Real Estate Value vs. Insurance Replacement Cost Value

Does it seem that the value the insurance company says you need to cover your home is out of whack with the local Tax Assessor or Zillo values? It is true that real estate values around our area are commonly lower than the value required by your insurance company.  That’s not always the case. Depending on the economy and demand for houses, the comparison could be flip flopped!

The cost for you to buy an existing home is usually less then to have it built new. That difference is not just for the custom features you get when building new. It is the costs of new building materials, building and fire code changes, and the increased cost of labor. 

In the suburbs of Boston, the residential real estate market is booming. It’s not uncommon for a house to have increased in value by 40-50% over the prior year. If you owned a lot last year and sought quotes to build a new house on it then, the construction costs have only gone up about 6% this year. That swing is serving to invert to cost to replace or buy existing.

When the insurance company agrees to insure your home for its “Replacement Cost”, it is based on the assumption that the home must be replaced in its entirety—even the concrete foundation. Years ago when I joined the North Scituate Fire Department, there was a longstanding joke that “we hadn’t lost a cellar yet”. Not true! In most total loss fire, the foundation is replaced. Concrete may not burn, but the reality is that extreme heat causes expansion and possibly conversion of tiny moisture droplets to gas (steam). Both factors result in it becoming weakened. That is compounded when the fire department sprays cold water on your hot foundation.   After a fire, the foundation must be structurally evaluated before rebuilding on the old foundation. Knowing that the foundation may have been compromised, most builders won’t risk the liability that comes from rebuilding on that old foundation.

When you purchase an insurance policy, it is a contract. In return for you paying the premium, they agree to provide you with coverages against loss; fire being the most common focus of homeowners. The terms of your policy establish an agreed maximum value that the insurance company is obligated to pay for the replacement of your home, if it ever comes to that. The rates contemplate how many fires are actually partial losses and how few are total loss fires. Before companies began including penalties in the policy for not insuring to the proper replacement cost, may people took their chances and only insured to the balance on their mortgage. They figured such limits satisfied the mortgage company’s financial interest and they played the odds that there would never be a “total loss”. Policies were being written for “replacement cost” when an insufficient limit had been purchased.

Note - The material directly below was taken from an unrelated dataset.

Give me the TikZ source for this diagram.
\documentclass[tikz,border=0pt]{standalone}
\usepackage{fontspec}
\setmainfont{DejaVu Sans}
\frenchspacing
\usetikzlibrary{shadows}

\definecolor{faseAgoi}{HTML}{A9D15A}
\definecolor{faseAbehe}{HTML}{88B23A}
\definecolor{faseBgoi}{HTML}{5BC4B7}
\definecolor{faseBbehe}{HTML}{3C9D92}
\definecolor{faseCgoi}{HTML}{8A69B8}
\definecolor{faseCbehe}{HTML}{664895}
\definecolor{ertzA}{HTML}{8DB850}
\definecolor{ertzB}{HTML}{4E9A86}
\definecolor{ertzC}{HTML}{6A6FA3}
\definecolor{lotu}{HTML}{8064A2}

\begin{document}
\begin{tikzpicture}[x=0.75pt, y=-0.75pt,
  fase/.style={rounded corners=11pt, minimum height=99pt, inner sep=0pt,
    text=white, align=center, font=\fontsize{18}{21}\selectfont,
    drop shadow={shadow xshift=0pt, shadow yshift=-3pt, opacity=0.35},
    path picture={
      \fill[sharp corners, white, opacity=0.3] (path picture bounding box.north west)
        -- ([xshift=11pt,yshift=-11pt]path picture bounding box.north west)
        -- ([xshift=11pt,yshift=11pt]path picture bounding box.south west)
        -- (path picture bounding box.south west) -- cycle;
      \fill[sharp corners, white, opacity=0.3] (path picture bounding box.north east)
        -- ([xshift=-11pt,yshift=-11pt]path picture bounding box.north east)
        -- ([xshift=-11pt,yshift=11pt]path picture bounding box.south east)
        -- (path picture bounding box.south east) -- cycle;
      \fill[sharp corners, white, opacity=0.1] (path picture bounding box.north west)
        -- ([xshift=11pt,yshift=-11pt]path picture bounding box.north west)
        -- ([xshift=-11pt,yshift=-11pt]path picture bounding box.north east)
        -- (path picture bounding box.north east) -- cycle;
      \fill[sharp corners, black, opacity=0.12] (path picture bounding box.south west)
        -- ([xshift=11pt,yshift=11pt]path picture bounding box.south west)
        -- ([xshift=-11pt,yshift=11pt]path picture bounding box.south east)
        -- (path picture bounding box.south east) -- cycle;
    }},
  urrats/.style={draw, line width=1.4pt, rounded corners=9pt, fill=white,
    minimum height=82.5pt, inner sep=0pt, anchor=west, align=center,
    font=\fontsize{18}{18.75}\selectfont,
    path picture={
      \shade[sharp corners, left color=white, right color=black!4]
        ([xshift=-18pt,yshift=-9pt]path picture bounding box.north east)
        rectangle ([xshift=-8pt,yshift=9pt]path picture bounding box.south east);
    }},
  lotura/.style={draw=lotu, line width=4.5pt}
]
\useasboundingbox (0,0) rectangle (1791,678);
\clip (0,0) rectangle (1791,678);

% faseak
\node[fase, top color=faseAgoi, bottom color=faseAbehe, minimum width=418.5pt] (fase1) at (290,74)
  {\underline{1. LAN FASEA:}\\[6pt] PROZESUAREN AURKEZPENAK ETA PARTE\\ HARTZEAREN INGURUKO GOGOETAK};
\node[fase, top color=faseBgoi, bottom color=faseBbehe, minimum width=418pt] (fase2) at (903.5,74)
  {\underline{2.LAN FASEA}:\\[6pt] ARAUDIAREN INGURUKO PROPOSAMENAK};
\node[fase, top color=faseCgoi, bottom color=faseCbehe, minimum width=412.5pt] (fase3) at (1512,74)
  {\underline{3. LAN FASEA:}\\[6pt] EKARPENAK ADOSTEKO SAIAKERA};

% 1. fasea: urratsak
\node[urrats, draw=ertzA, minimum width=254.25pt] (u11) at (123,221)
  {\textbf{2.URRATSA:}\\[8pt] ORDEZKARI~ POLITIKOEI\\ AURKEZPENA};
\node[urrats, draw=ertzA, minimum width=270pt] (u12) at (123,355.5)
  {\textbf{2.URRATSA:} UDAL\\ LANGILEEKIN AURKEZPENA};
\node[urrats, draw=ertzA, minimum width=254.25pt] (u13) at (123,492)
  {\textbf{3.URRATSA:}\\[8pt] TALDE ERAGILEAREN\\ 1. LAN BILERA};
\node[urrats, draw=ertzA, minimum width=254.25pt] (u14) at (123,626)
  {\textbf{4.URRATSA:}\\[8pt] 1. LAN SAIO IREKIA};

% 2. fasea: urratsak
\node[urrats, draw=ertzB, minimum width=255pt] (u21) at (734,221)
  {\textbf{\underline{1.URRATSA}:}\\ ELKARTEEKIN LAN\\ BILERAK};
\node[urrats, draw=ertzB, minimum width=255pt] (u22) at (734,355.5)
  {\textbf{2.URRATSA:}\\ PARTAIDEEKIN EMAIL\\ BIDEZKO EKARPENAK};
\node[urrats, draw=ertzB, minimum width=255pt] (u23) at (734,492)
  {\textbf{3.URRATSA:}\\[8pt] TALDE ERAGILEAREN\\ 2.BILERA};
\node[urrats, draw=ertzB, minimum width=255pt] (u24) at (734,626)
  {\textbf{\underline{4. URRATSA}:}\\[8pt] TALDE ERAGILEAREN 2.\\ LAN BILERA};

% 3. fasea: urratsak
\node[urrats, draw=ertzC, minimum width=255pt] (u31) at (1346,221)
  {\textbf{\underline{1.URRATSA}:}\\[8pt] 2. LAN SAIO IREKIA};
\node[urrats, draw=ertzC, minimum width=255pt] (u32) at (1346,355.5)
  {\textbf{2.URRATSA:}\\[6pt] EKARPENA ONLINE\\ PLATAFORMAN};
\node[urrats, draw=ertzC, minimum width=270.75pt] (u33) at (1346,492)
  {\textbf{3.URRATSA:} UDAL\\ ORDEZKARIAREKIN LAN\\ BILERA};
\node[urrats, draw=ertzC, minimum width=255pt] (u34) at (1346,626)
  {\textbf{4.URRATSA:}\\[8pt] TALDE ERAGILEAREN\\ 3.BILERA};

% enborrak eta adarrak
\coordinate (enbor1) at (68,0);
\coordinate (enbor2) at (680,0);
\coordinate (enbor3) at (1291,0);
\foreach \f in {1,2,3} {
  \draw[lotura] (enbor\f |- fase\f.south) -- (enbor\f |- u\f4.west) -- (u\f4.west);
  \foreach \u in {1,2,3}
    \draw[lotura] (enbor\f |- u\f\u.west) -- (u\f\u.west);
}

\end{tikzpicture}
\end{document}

That prompted the addition in a policy known as the “co-insurance clause”. Simply explained, if at the time of your partial or total loss, your home were not insured to at least 80% of what it would have cost to rebuild new, then you only are able to recover the percentage of coverage you have on the home. If you insured a $400,000 home for $200,000, you’d be able to collect up to 50% of your loss

Problem arose when a homeowner in good faith took out an insurance policy thinking they were insured to the full value of their home, but inflation caused building costs to increase beyond their covered limit,– resulting in homes being under insured. To manage that, insurance companies began allowing customers to select an automatic percentage for policies to increase each year.  As long as you select the average rate of inflation, your home stays properly insured. In the years leading up to the economic crash of 2008, home values were increasing 8% annually or more. However, for a couple years after, construction costs faced a negative rate of inflation. Very few consumers thought to change that inflation clause on their policy. I was able to show insureds that they were buying insurance for a home that was commonly 150% of its actual replacement cost. 

In dealing with the demands of agents, insurance companies began to offer a better option; an agreement to pay up to 125% of a building’s “scheduled” value at the time of a loss. Most insurance companies currently utilize a computer program to prepare an estimate of your home’s replacement cost. Being within that 25% range gives ample flexibility.

In the 1970’s the method utilized to calculate a home’s replacement cost was a complicated procedure of flipping through a series of 3 ring binders to calculate cost factors for every feature of your home– from the number of bathroom fixtures to the number of electrical outlets in each room. That was known as the Marshal Swift Appraisal system. Between 1975 and 1980 a company called Boeckh patented a computerized version of that process.  The process compares labor rates and costs for building materials by zip code.  Today there are many companies promoting the accuracy of their valuation software but they all are using the various components of the Marshal, Swift and Boeckh companies. That common thread results in each company’s valuation system resulting in close to the same Replacement Cost value for a given home.  Where the added value comes in, is when the insurance companies update your respective home’s replacement cost at each subsequent policy renewal date.

I pride myself on the accuracy of the calculations we prepare in my office. I’m old enough to have been trained on the original Marshal Swift programs, the Boeckh system, and many of the newer systems being introduced. These newer systems rely on the accuracy of municipal tax assessor records but offer over ride options. If you are dealing with an on-line company, an 800 company or even another agent who quotes your insurance from their office, you may discover a surprise down the road. It is our procedure to visit every property we are preparing quotes for.  We commonly find errors in the tax assessor reports; discover structural changes (an addition) not yet recorded in the tax records; or other modifications such as a finished basement.  By visiting your property before beginning a policy, you are being given confidence that your home is properly insured. I don’t want you over insured; but definitely not under insured.